The Pelican Lodge on Gadsby Lake Estate, designed as a corporate retreat. (Kory Siegers/CBC)

In 2001, Hallbauer decided to add to the property, intending to build a corporate retreat, complete with a nine-hole golf course.

About 12 minutes on foot from the main residence is the building the family calls Pelican Lodge.

Mike Fournel, owner of Alberta Golf Management Services, began working for the family around that time. He was brought in by his friend, golf course designer Derek Johnson.

Fournel told CBC about the work done to build the par-36 private golf course, including developing a tree farm, and moving older growth trees from one part of the property to the other.

Pelican Lodge boasts a private nine-hole, par-36 golf course. (Kory Siegers/CBC)

Nearly 3,000 trees and shrubs were planted or moved in the building of the course.

During a tour of the property, Fournel pointed out each unique element, including the irrigation pond and waterfalls and just how challenging some of those holes really are. 

Just having a private golf course is unique, said real estate agent Mark Evernden, who holds the listing for the property.

"To my knowledge there isn't any other private golf course in Alberta that I'm aware of," he said.

The view of Gadsby Lake from Pelican Lodge. (Kory Siegers/CBC)

Selling a property in such a remote location will have its challenges, Evernden said.

"We're still in an economic challenge here within the province," he said. "Product is still moving; it's just not moving as fast. We still are a very desirable destination in Canada." 

A second residence on the property was designed as a retreat, boasting nine bedrooms and 14 full and half baths. 1:16

The property is available in whole or in two parts.

The residence, which sits on 140 acres, is on the market for $6,988,000. It includes a tennis court, indoor pool, seven bedrooms and 13 full and half baths, an apple orchard and large garden.

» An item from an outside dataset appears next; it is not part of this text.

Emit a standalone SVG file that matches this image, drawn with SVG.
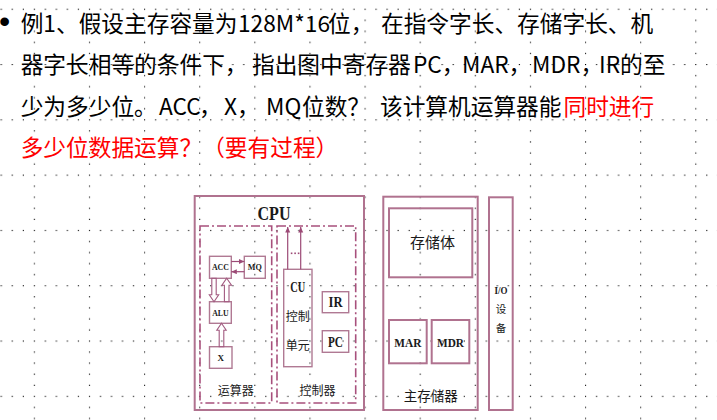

Pelican Lodge, at 10,964 sq.-ft., sits on just over 150 acres and includes the golf course. Designed as a retreat, with room for a commercial kitchen, it's on the market for $9,450,000.

It has nine bedrooms, many of them built like small hotel suites, with 14 full and half baths.

For $15,450,000, a buyer could purchase the whole property — both homes, the golf course, all 27 bathrooms, 16 bedrooms, shooting range, islands, bridges and 3.2 kilometres of paved walking paths.

The price tag will of course draw a certain type of buyer, but a tour of the property demonstrates why someone might buy in a location some may consider the middle of nowhere.

Hallbauer said the next owner will enjoy everything the property has to offer.

"They will get a very special feeling each morning when they look outside over their very own slice of paradise, the likes of which is unparalleled anywhere in Alberta."